Background Sleeping well in healthcare settings is notoriously difficult. Hospices can be noisy, uncomfortable and unfamiliar and patients themselves are often going through incredibly difficult periods in their lives. Consequently for hospice patients, good quality sleep is as important as it is difficult to obtain.
The estimated prevalence of insomnia in the palliative care population as a whole is up to 60%. We are well versed in the range of physical and psychological benefits that are endowed on patients by good quality sleep. What are less clear, especially within palliative care, are the specific causes of poor sleep and, crucially, the best ways to tackle them.
Aims The aim of this project is to understand the scale and specific causes of poor sleep within the hospice in order to design and implement predominantly non-pharmacological interventions to improve sleep quality for our current and future patients.

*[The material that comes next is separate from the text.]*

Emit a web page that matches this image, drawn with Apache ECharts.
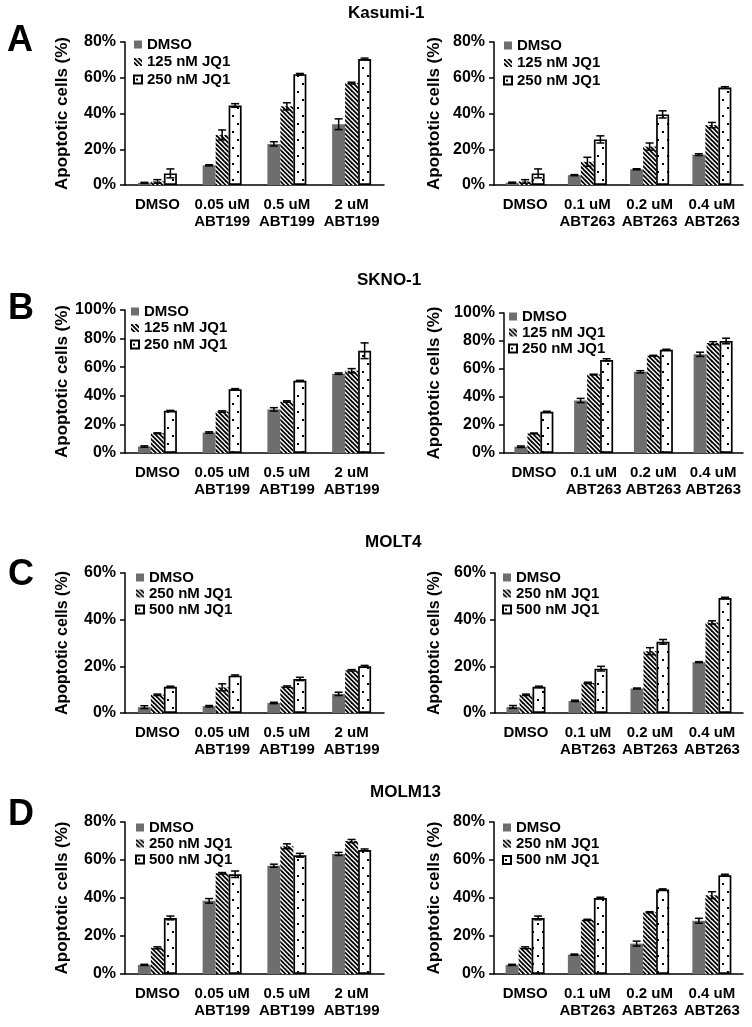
<!DOCTYPE html>
<html>
<head>
<meta charset="utf-8">
<script src="https://cdn.jsdelivr.net/npm/echarts@6/dist/echarts.min.js"></script>
<style>html,body{margin:0;padding:0;background:#fff}#c{width:752px;height:1027px}</style>
</head>
<body>
<div id="c"></div>
<script>
// ---------- data ----------
const catsABT199 = ['DMSO', '0.05 uM\nABT199', '0.5 uM\nABT199', '2 uM\nABT199'];
const catsABT263 = ['DMSO', '0.1 uM\nABT263', '0.2 uM\nABT263', '0.4 uM\nABT263'];
const namesAB = ['DMSO', '125 nM JQ1', '250 nM JQ1'];
const namesCD = ['DMSO', '250 nM JQ1', '500 nM JQ1'];
const rowTitles = ['Kasumi-1', 'SKNO-1', 'MOLT4', 'MOLM13'];
const rowLetters = ['A', 'B', 'C', 'D'];
const yMaxes = [80, 80, 100, 100, 60, 60, 80, 80];
const yInterval = 20;

// values in %, rows = DMSO, low JQ1, high JQ1
const kasumiABT199 = [[1.2, 11, 23, 34], [2, 28, 44, 57], [6.5, 44.5, 62, 70.5]];
const kasumiABT199Err = [[0.3, 0.3, 1.2, 3], [1, 2.8, 2, 0.5], [2.5, 1, 0.4, 0.5]];
const kasumiABT263 = [[1.3, 5.5, 8.8, 17], [2, 13, 21.5, 33.5], [6.5, 25.5, 39.5, 54.5]];
const kasumiABT263Err = [[0.3, 0.3, 0.3, 0.5], [1, 2.5, 2, 1.5], [2.5, 2, 2, 0.5]];
const sknoABT199 = [[4.5, 14.3, 30.5, 55.5], [13.8, 29, 36, 57.5], [29.5, 44.5, 50.5, 71.5]];
const sknoABT199Err = [[0.5, 0.5, 1.2, 0.5], [0.3, 0.5, 0.5, 1.5], [0.3, 0.5, 0.3, 5.5]];
const sknoABT263 = [[4.5, 37.5, 58, 70.5], [14, 56, 69.5, 78.5], [29.5, 66.5, 73.8, 80]];
const sknoABT263Err = [[0.5, 1.5, 0.8, 1.5], [0.3, 0.3, 0.3, 1], [0.3, 0.8, 0.3, 2]];
const moltABT199 = [[2.5, 2.9, 4.3, 8.2], [7.8, 11, 11.3, 18.3], [11.2, 16, 14.6, 20]];
const moltABT199Err = [[0.6, 0.3, 0.3, 0.7], [0.3, 1.5, 0.3, 0.3], [0.3, 0.3, 0.7, 0.4]];
const moltABT263 = [[2.6, 5.2, 10.5, 21.8], [7.8, 12.9, 26.5, 38.8], [11.2, 19, 30.5, 49.3]];
const moltABT263Err = [[0.6, 0.3, 0.2, 0.2], [0.3, 0.3, 1.5, 0.7], [0.3, 1, 1, 0.3]];
const molmABT199 = [[4.8, 38.5, 57, 63.2], [13.8, 53, 67.2, 70], [29.5, 52.5, 62.5, 65.3]];
const molmABT199Err = [[0.3, 1.2, 0.8, 0.8], [0.5, 0.4, 1.3, 0.8], [1, 1.7, 1, 0.5]];
const molmABT263 = [[4.8, 10.2, 16, 28], [13.8, 28.5, 32.5, 41.5], [29.5, 40, 44.5, 52]];
const molmABT263Err = [[0.3, 0.3, 1.3, 1.3], [0.5, 0.3, 0.3, 1.8], [1, 0.4, 0.3, 0.5]];

// ---------- styles ----------
const FONT = '"Liberation Sans", Arial, sans-serif';
const BAR_W = 13;
const GRAY = '#6e6e6e';

function hatchPattern() {
  const c = document.createElement('canvas');
  c.width = 9; c.height = 9;
  const g = c.getContext('2d');
  g.fillStyle = '#fff'; g.fillRect(0, 0, 9, 9);
  g.strokeStyle = '#000'; g.lineWidth = 1.8;
  for (const k of [-9, -4.5, 0, 4.5, 9]) {
    g.beginPath(); g.moveTo(-2, -2 + k); g.lineTo(11, 11 + k); g.stroke();
  }
  return { image: c, repeat: 'repeat' };
}
function dotPattern() {
  const c = document.createElement('canvas');
  c.width = 10; c.height = 16;
  const g = c.getContext('2d');
  g.fillStyle = '#fff'; g.fillRect(0, 0, 10, 16);
  g.fillStyle = '#000';
  g.fillRect(2, 3, 2, 2);
  g.fillRect(7, 11, 2, 2);
  return { image: c, repeat: 'repeat' };
}
const HATCH = hatchPattern();
const DOTS = dotPattern();
const barStyles = [
  { color: GRAY },
  { color: HATCH },
  { color: DOTS, borderColor: '#000', borderWidth: 1.7 }
];

// ---------- layout ----------
const grids = [
  { left: 125, top: 42, width: 259, height: 143 },
  { left: 494, top: 42, width: 249, height: 143 },
  { left: 125, top: 310, width: 259, height: 143 },
  { left: 504, top: 313, width: 239, height: 140 },
  { left: 125, top: 573, width: 259, height: 140 },
  { left: 495, top: 573, width: 248, height: 140 },
  { left: 125, top: 822, width: 259, height: 152 },
  { left: 494, top: 822, width: 249, height: 152 }
];
const nameGaps = [54, 51, 54, 61, 54, 52, 54, 51];
const nameSizes = [17, 17, 17, 17, 16, 16, 17, 17];
const legendPos = [
  { left: 133, top: 37, gap: 2.5 },
  { left: 503, top: 38, gap: 2.5 },
  { left: 130, top: 304, gap: 1.5 },
  { left: 508, top: 309, gap: 1 },
  { left: 135, top: 570, gap: 1 },
  { left: 502, top: 570, gap: 1 },
  { left: 135, top: 820, gap: 1 },
  { left: 502, top: 820, gap: 1.2 }
];
const titlePos = [
  { x: 348, y: 13 }, { x: 357, y: 280 }, { x: 365, y: 542 }, { x: 370, y: 792 }
];
const letterPos = [
  { x: 7, y: 41 }, { x: 8, y: 309 }, { x: 8, y: 575 }, { x: 8, y: 815 }
];

const panels = [
  [catsABT199, kasumiABT199, kasumiABT199Err, namesAB, ''],
  [catsABT263, kasumiABT263, kasumiABT263Err, namesAB, ''],
  [catsABT199, sknoABT199, sknoABT199Err, namesAB, ''],
  [catsABT263, sknoABT263, sknoABT263Err, namesAB, ''],
  [catsABT199, moltABT199, moltABT199Err, namesCD, '#2'],
  [catsABT263, moltABT263, moltABT263Err, namesCD, '#2'],
  [catsABT199, molmABT199, molmABT199Err, namesCD, '#2'],
  [catsABT263, molmABT263, molmABT263Err, namesCD, '#2']
];

function errRender(params, api) {
  const cat = api.value(0), s = api.value(1), v = api.value(2), e = api.value(3);
  const top = api.coord([cat, v + e]);
  const bot = api.coord([cat, v - e]);
  const x = top[0] + (s - 1) * BAR_W;
  const st = { stroke: '#000', lineWidth: 1.5 };
  return {
    type: 'group',
    children: [
      { type: 'line', shape: { x1: x, y1: top[1], x2: x, y2: bot[1] }, style: st },
      { type: 'line', shape: { x1: x - 4, y1: top[1], x2: x + 4, y2: top[1] }, style: st },
      { type: 'line', shape: { x1: x - 4, y1: bot[1], x2: x + 4, y2: bot[1] }, style: st }
    ]
  };
}

const xAxis = [], yAxis = [], series = [], legend = [], graphic = [];
panels.forEach((p, i) => {
  const [cats, vals, errs, names, suffix] = p;
  xAxis.push({
    type: 'category', gridIndex: i, data: cats,
    axisLine: { lineStyle: { color: '#000', width: 1.5 } },
    axisTick: { length: 6, lineStyle: { color: '#000', width: 1.5 } },
    axisLabel: { interval: 0, color: '#000', fontFamily: FONT, fontWeight: 'bold', fontSize: 15, lineHeight: 17, margin: 11 }
  });
  yAxis.push({
    type: 'value', gridIndex: i, min: 0, max: yMaxes[i], interval: yInterval,
    name: 'Apoptotic cells (%)', nameLocation: 'middle', nameGap: nameGaps[i],
    nameTextStyle: { color: '#000', fontFamily: FONT, fontWeight: 'bold', fontSize: nameSizes[i] },
    splitLine: { show: false },
    axisLine: { show: true, lineStyle: { color: '#000', width: 1.5 } },
    axisTick: { show: true, length: 5, lineStyle: { color: '#000', width: 1.5 } },
    axisLabel: { formatter: '{value}%', color: '#000', fontFamily: FONT, fontWeight: 'bold', fontSize: 16, margin: 9 }
  });
  const errData = [];
  vals.forEach((row, s) => {
    series.push({
      type: 'bar', name: names[s] + suffix, xAxisIndex: i, yAxisIndex: i,
      data: row, barWidth: BAR_W, barGap: '0%', itemStyle: barStyles[s],
      emphasis: { disabled: true }, animation: false
    });
    row.forEach((v, c) => errData.push([c, s, v, errs[s][c]]));
  });
  series.push({
    type: 'custom', xAxisIndex: i, yAxisIndex: i, renderItem: errRender,
    data: errData, encode: { x: 0, y: 2 }, z: 10, animation: false, silent: true
  });
  legend.push({
    data: names.map(n => n + suffix), orient: 'vertical',
    left: legendPos[i].left, top: legendPos[i].top, itemGap: legendPos[i].gap,
    itemWidth: 8, itemHeight: 8, padding: 0, icon: 'rect',
    formatter: n => n.replace('#2', ''), selectedMode: false,
    textStyle: { color: '#000', fontFamily: FONT, fontWeight: 'bold', fontSize: 15 }
  });
});

rowTitles.forEach((t, r) => {
  graphic.push({
    type: 'text', x: titlePos[r].x, y: titlePos[r].y,
    style: { text: t, fill: '#000', font: 'bold 17px ' + FONT, verticalAlign: 'middle', align: 'left' }
  });
  graphic.push({
    type: 'text', x: letterPos[r].x, y: letterPos[r].y,
    style: { text: rowLetters[r], fill: '#000', font: 'bold 36px ' + FONT, verticalAlign: 'middle', align: 'left' }
  });
});

const chart = echarts.init(document.getElementById('c'), null, { renderer: 'canvas' });
chart.setOption({
  backgroundColor: '#fff',
  animation: false,
  grid: grids,
  xAxis, yAxis, series, legend, graphic
});
</script>
</body>
</html>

Methods We developed a 24 question survey to obtain baseline data on the quality of patients’ sleep prior to and during their hospice admission, the specific causes of poor sleep and suggested ways to improve it. We used these results to design a ‘sleep pack’ of non-pharmacological tools that our night staff can use with patients to promote better quality sleep. We plan to re-survey patients following the introduction of the ‘sleep packs’ to assess whether they have any impact on patients’ quality of sleep.
Results Results so far confirm sleep quality is generally poor within our palliative population but that this improves slightly by virtue of simply being within the hospice. The upcoming results should indicate if our sleep packs are useful (or not) in improving the quality of our patients’ sleep.
Conclusions Ongoing, but results should help us conclude the prevalence and causes of insomnia at our hospice and if non-pharmacological ‘sleep kits’ are helpful and should be used in the future.